RAGE 2 Preview
Rage 2 isn’t like its predecessor. That miserable, brown identity crisis of a game left a bad taste in the mouths of id Software fans, promising DOOM-inspired gunplay with Borderlands-style world-building and managing to achieve neither.
Not only does the sequel get closer to delivering on the promises of the first game, but it also does it with a creative energy that’s actually quite fun. It’s a trashy 90s B-movie crammed into a game: parodying and celebrating Mad Max in equal measure, self-aware of how cheesy it is, brimming with neon and blue to offset that dank, Fallout-y wasteland that made the first game so bland.

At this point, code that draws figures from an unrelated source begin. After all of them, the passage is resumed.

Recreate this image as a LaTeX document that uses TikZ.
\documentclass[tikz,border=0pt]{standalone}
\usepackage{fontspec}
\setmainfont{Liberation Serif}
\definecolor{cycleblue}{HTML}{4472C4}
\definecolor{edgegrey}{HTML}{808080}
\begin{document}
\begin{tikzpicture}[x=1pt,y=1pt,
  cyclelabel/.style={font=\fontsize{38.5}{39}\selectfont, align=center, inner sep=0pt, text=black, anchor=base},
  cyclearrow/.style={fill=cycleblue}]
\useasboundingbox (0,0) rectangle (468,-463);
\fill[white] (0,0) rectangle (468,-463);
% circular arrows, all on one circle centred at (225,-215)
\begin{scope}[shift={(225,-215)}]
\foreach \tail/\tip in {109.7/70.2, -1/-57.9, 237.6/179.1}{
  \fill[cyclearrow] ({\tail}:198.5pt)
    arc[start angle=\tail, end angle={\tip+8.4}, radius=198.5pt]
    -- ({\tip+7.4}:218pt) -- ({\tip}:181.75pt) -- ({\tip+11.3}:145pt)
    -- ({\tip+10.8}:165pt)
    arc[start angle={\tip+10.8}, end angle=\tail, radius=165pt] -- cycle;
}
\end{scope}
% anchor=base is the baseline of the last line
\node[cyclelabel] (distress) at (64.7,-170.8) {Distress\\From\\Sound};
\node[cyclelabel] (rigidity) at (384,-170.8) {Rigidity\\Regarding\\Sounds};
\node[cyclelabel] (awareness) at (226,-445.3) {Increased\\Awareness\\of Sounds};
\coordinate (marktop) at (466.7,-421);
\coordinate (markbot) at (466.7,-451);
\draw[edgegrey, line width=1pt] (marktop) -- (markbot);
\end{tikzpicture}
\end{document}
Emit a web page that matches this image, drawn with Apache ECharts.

“In its simplest form, RAGE 2 delivers on the promise of the original game,” says studio director Tim Willits of id Software, bluntly. “The technology limited us to seperate areas in the first game – the driving and the combat were split onto different disks, right?
“In RAGE 2, the game is more connected. Everything works together better, you can go off and do different missions, you can go off and do what you want and that’s such and important part of what people wanted.”
Willits and his team have managed to weave magic into RAGE 2: the tight, beat-to-beat action of the levels works wonders with a fun, physics-based toolkit for the player to experiment with, and the writing gluing it all together is all the best bits of your favourite B-movies combined.
There’s a yawning gap in the shooter market for Expendables-esque action games, and it looks like RAGE 2 might fill it. Come for the gunplay, stay for balls-to-the-wall story.
With Borderlands MIA and Just Cause opting for a more ‘gritty’ take on sandbox shooting, RAGE 2 could be the most off-the-wall shooter we’ll see all year.
Oh, and the soundtrack? It’s got more metal than Tony Iommi’s fingers. We fully endorse that.